Svante Pääbo, PhDNobel Conference 50
Oct. 7 & 8, 2014
Paleogeneticist Svante Pääbo, PhD – director, Department of Genetics, Max Planck Institute for Evolutionary Anthropology, Leipzig, Germany
Svante Pääbo is interested in the genetic relationships between Neanderthals and humans. The Neanderthal genome project, which he directs, has successfully sequenced a complete Neanderthal genome. His research group also discovered a previously unknown species of ancient hominin—the Denisovans. We now know that, during the last Ice Age, three groups of hominins (modern humans and their relatives) shared this planet; our ancestors lived in Ice-Age Eurasia with both the Neanderthals and the Denisovans. We modern humans share bits of our genomes with both these extinct groups, and Pääbo’s work is unraveling some of those inter-species interactions.
What makes us human? What does our genetic history look like? These are the questions that Pääbo asks of fossil material. In contrast to paleontologists, who examine the remains themselves for those answers, Pääbo and his team seek the genetic record of ancient humanity, extracted from the bones. To answer that question, Pääbo looks to the closest extinct relatives of humans—the Neanderthals. In 1997, Pääbo and coworkers published a mitochondrial DNA sequence from a Neanderthal. It was no small feat to extract tiny fragments of DNA from a fossil arm-bone, where they had been preserved for more than 30,000 years. Over the next decade and more, Pääbo’s group would perfect techniques for eliminating contamination, amplifying tiny bits of DNA, and distinguishing fossil genetic material in many kinds of organisms—human and non-human. His goal was to understand what makes us human, from a genetic point of view. The 2010 publication of a complete Neanderthal sequence allows us, for the first time, to compare our genetic makeup with our closest cousins, who went extinct during the last Ice Age. A subsequent sequence of an ancient human revealed that a third species of human relative—the Denisovians—lived during the last Ice Age.
The path to the Neanderthal genome has taken Pääbo through a long journey in molecular biology. Beginning with Egyptian mummies, he has worked on genetic material from cave bears, wooly mammoths, marsupial wolves, and the “Ice Man” from the Alps. Each project has come with a peculiar set of scientific challenges that have spurred discovery and innovation in molecular biology, often as a direct result of technical difficulties in extracting DNA from ancient remains. The techniques developed in his laboratory set the standard for handling, extracting, and sequencing delicate, ancient genetic material from animals, plants, and humans. The quest for the elusive Neanderthal genome has been the mother of invention for Pääbo and his team—they tested, refined, and extended techniques for genetic sequencing so that they could reliably investigate ever-older fragments of genetic material.

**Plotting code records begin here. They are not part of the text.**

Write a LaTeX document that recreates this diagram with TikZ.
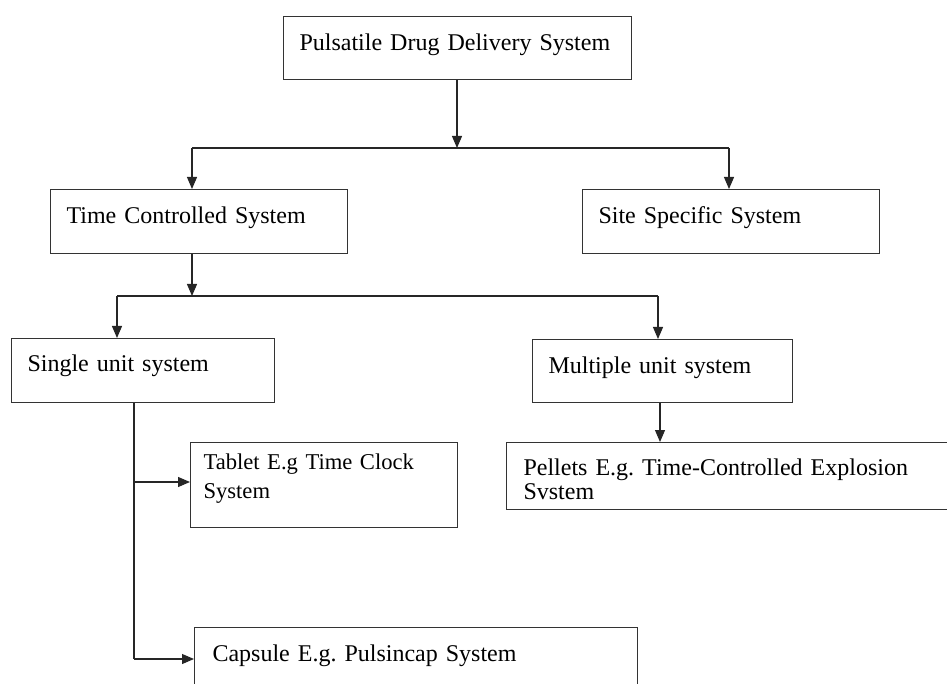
\documentclass[tikz,border=0pt]{standalone}
\usepackage{fontspec}
\setmainfont{Liberation Serif}
\usepackage{tikz}
\usetikzlibrary{arrows.meta}
\newcommand{\BoxPad}{16pt}
\frenchspacing

\begin{document}
\begin{tikzpicture}[x=1pt,y=-1pt,
  blk/.style={draw=black!80, line width=1.1pt, anchor=north west, align=left,
    inner xsep=\BoxPad, inner ysep=0pt, text height=34pt,
    font=\fontsize{24}{29}\selectfont},
  con/.style={draw=black!85, line width=1.1pt},
  arr/.style={con, -{Triangle[width=10pt,length=12pt]}}]

\useasboundingbox (0,0) rectangle (947,684);
\clip (0,0) rectangle (947,684);

% boxes
\node[blk, text width=316pt, text depth=29pt] (pdds) at (283,16) {Pulsatile Drug Delivery System};
\node[blk, text width=265pt, text depth=30pt] (tcs) at (50,189) {Time Controlled System};
\node[blk, text width=265pt, text depth=30pt] (sss) at (582,189) {Site Specific System};
\node[blk, text width=231pt, text height=33pt, text depth=31pt] (sus) at (11,338) {Single unit system};
\node[blk, text width=228pt, text depth=29pt] (mus) at (532,339) {Multiple unit system};
\node[blk, inner xsep=13pt, text width=241pt, text height=27pt, text depth=58pt,
  font=\fontsize{22.6}{29}\selectfont] (tab) at (190,442) {Tablet E.g Time Clock\\System};
\node[blk, inner xsep=17pt, text width=430pt, text height=33pt, text depth=34pt,
  font=\fontsize{24}{24}\selectfont] (pel) at (506,442) {Pellets E.g. Time-Controlled Explosion\\Svstem};
\node[blk, inner xsep=18pt, text width=407pt, text depth=40pt] (cap) at (194,627) {Capsule E.g. Pulsincap System};

% first split
\coordinate (j1) at (457,148);
\coordinate (b1) at (192,148);
\coordinate (b2) at (729,148);
\draw[arr] (pdds.south -| j1) -- (j1);
\draw[con] (b1) -- (b2);
\draw[arr] (b1) -- (b1 |- tcs.north);
\draw[arr] (b2) -- (b2 |- sss.north);

% second split
\coordinate (j2) at (192,296);
\coordinate (b3) at (117,296);
\coordinate (b4) at (658,296);
\draw[arr] (j2 |- tcs.south) -- (j2);
\draw[con] (b3) -- (b4);
\draw[arr] (b3) -- (b3 |- sus.north);
\draw[arr] (b4) -- (b4 |- mus.north);

\coordinate (j3) at (660,420);
\draw[arr] (mus.south -| j3) -- (j3 |- pel.north);

% single unit branches
\coordinate (t1) at (134,482);
\coordinate (t2) at (134,659);
\draw[con] (sus.south -| t2) -- (t2);
\draw[arr] (t1) -- (t1 -| tab.west);
\draw[arr] (t2) -- (t2 -| cap.west);

\end{tikzpicture}
\end{document}
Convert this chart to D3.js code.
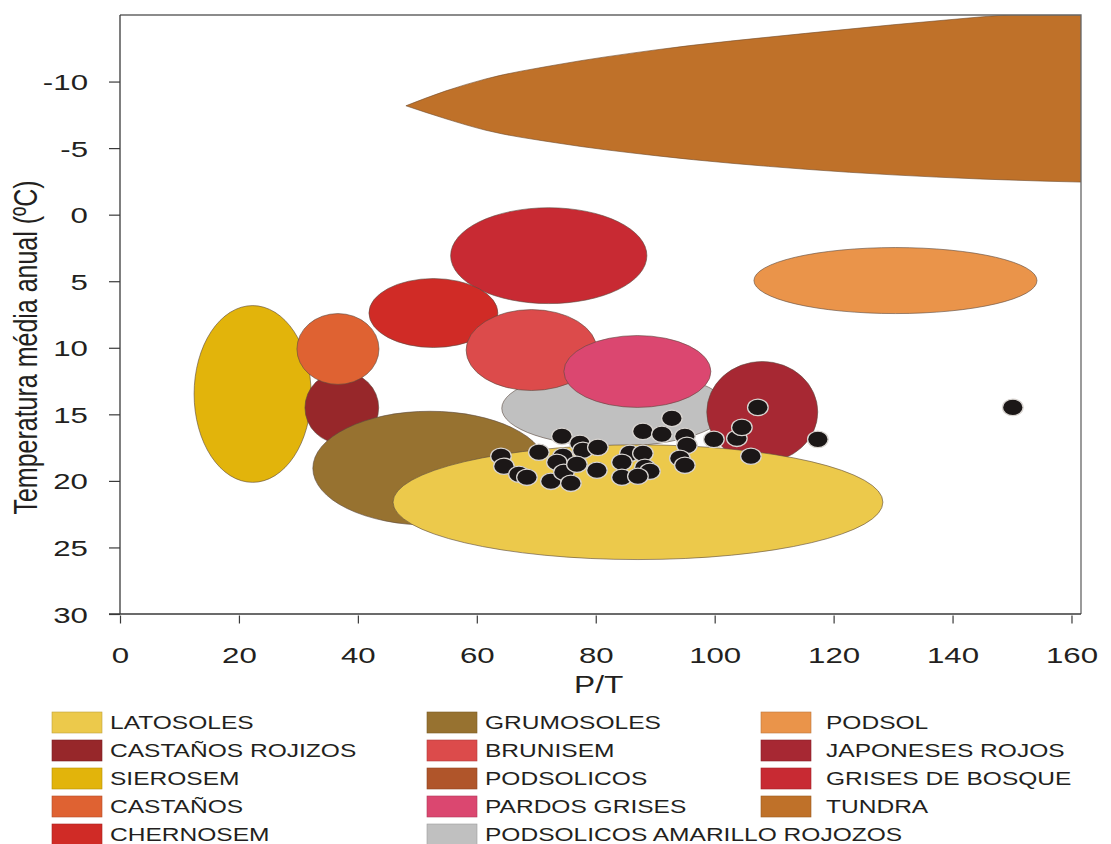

Born in Sweden, Svante Pääbo earned his doctorate from Uppsala University, studying medicine and molecular immunology. He conducted postdoctoral work at the University of Zürich and the University of California-Berkeley. He moved to Germany in 1990 as a professor at the University of Munich. In 1997, Pääbo became the founding director of the Max Planck Institute for Evolutionary Anthropology in Leipzig. Recipient of several honorary doctorates and professorships, Pääbo has earned recognition from the scientific community and the general public. Among many other awards, he received the Theodor Bücher Medal, the Newcomb-Cleveland Prize, the Gruber Genetics Prize, and H.M. the King’s Medal (Sweden), and was named one of Time magazine’s 100 most influential people in 2007. Pääbo has co-authored more than 269 scientific articles and has recently published a book, Neanderthal Man: In Search of Lost Genomes, which chronicles the journey to the Neanderthal genome.